Remember that learning on a keyboard with 88 weighted keys gives a student a big advantage. The weighted keys build hand strength and respond more like the keys of an acoustic piano, making it easier for an advancing student to move on. Most electronic keyboards do not have weighted keys.

If a keyboard with 88 weighted keys is still out of your price range, we recommend that students use a keyboard with at least 61 keys in order to be able to do all the basic piano exercises.
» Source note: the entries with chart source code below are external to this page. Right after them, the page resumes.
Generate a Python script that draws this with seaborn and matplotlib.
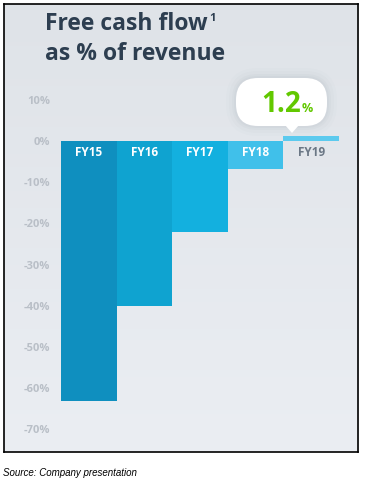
import numpy as np
import pandas as pd
import matplotlib
matplotlib.use("Agg")
import matplotlib.pyplot as plt
import seaborn as sns
from matplotlib.patches import FancyBboxPatch, Polygon

# Données
categories = ['FY15', 'FY16', 'FY17', 'FY18', 'FY19']
fcf_pct = [-63.0, -40.0, -22.0, -6.7, 1.2]
bar_colors = ['#0f8fbf', '#0fa3d0', '#13b0df', '#40c0ea', '#5ccaee']
label_colors = ['white', 'white', 'white', 'white', '#6b7785']
yticks = [10, 0, -10, -20, -30, -40, -50, -60, -70]

df = pd.DataFrame({'annee': categories, 'fcf': fcf_pct})

W, H = 368, 484
fig = plt.figure(figsize=(W / 100, H / 100), dpi=100)
fig.patch.set_facecolor('white')

def fx(px):
    return px / W

def fy(py):
    return 1 - py / H

# Fond dégradé encadré
bg = fig.add_axes([fx(4), fy(452), fx(354), 448 / H])
grad = np.linspace(0, 1, 256).reshape(-1, 1)
top = np.array([223, 227, 232]) / 255
bot = np.array([235, 238, 243]) / 255
img = top + grad[..., None] * (bot - top)
bg.imshow(img, aspect='auto', extent=[0, 1, 0, 1])
bg.set_xticks([])
bg.set_yticks([])
for s in bg.spines.values():
    s.set_color('black')
    s.set_linewidth(1.2)

# Graphique principal
ax = fig.add_axes([fx(61), fy(439.7), fx(278), 350.2 / H])
ax.patch.set_alpha(0)
sns.barplot(data=df, x='annee', y='fcf', hue='annee', palette=bar_colors,
            width=1.0, saturation=1, legend=False, ax=ax, zorder=2)
ax.set_xlim(-0.5, 4.5)
ax.set_ylim(-72.5, 12.5)
ax.set_xlabel('')
ax.set_ylabel('')
ax.set_xticks([])
ax.set_yticks(yticks)
ax.set_yticklabels([f'{t}%' for t in yticks], color='#b9bfc7',
                   fontsize=8, fontweight='bold', family='Open Sans')
ax.tick_params(axis='y', length=0, pad=8)
for s in ax.spines.values():
    s.set_visible(False)

for i, (cat, c) in enumerate(zip(categories, label_colors)):
    ax.text(i, -2.9, cat, ha='center', va='center', color=c,
            fontsize=8.5, fontweight='bold', family='Open Sans')

# Titre
fig.text(fx(45), fy(30), 'Free cash flow', fontsize=16.5, fontweight='bold',
         color='#2d3e50', family='Open Sans', va='baseline')
fig.text(fx(209.5), fy(21), '1', fontsize=8, fontweight='bold',
         color='#2d3e50', family='Open Sans', va='baseline')
fig.text(fx(45), fy(60), 'as % of revenue', fontsize=16.5, fontweight='bold',
         color='#2d3e50', family='Open Sans', va='baseline')

# Bulle pour FY19 (avec halo léger)
r = 22 / W
for k, a in [(10, 0.025), (7, 0.035), (4, 0.05), (2, 0.06)]:
    halo = FancyBboxPatch((fx(236 - k), fy(126 + k)), fx(91 + 2 * k), (48 + 2 * k) / H,
                          boxstyle=f'round,pad=0,rounding_size={(22 + k) / W}',
                          mutation_aspect=W / H, transform=fig.transFigure,
                          facecolor='#8a949e', alpha=a, edgecolor='none', zorder=4)
    fig.add_artist(halo)
bubble = FancyBboxPatch((fx(236), fy(126)), fx(327) - fx(236), fy(78) - fy(126),
                        boxstyle=f'round,pad=0,rounding_size={r}',
                        mutation_aspect=W / H, transform=fig.transFigure,
                        facecolor='white', edgecolor='none', zorder=5)
fig.add_artist(bubble)
tip = Polygon([(fx(285), fy(125)), (fx(299), fy(125)), (fx(292), fy(133))],
              closed=True, transform=fig.transFigure, facecolor='white',
              edgecolor='none', zorder=5)
fig.add_artist(tip)
fig.text(fx(301), fy(112), f'{fcf_pct[4]}', fontsize=20, fontweight='bold',
         color='#62c800', family='Open Sans', ha='right', va='baseline', zorder=6)
fig.text(fx(302), fy(112), '%', fontsize=9, fontweight='bold',
         color='#62c800', family='Open Sans', ha='left', va='baseline', zorder=6)

# Source
fig.text(fx(3), fy(476), 'Source: Company presentation', fontsize=7,
         style='italic', color='black', family='Liberation Sans', va='baseline')

plt.savefig('out.png', dpi=100)
plt.close()
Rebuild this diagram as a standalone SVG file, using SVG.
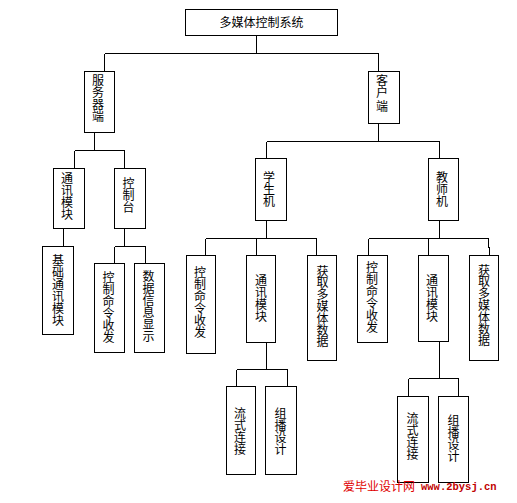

When buying an electronic keyboard make sure to also purchase a bench and a keyboard stand. A keyboard set on a table will probably not be at the correct height for a young student seated in a chair. Ideally, the keyboard and bench should be set at the right height so that the player’s arm from wrist to elbow is parallel to the floor. 

 

 

Acoustic vs. Digital or Electronic

There are certain advantages to having a digital piano or electronic keyboard over an acoustic piano, such as the ability to plug in headphones so that a child can practice without disturbing anyone. Many digital or electronic instruments can also be connected to a computer with a usb or midi cable and used with all kinds of educational and music production software. They’re more portable, and, unlike acoustic pianos, digital pianos and electronic keyboards never need to be tuned. A beginning student can get a good start on learning the piano with one of these instruments.

Still, nothing can compare with an acoustic piano. If your family has space in your home and your budget for an acoustic piano, I encourage you to go with this option. An acoustic piano adds so much to your home, and makes a clear statement of commitment to making music a part of your family’s life. If a beginning student has access to a quality acoustic piano, they will have the opportunity to develop better musicianship from day one.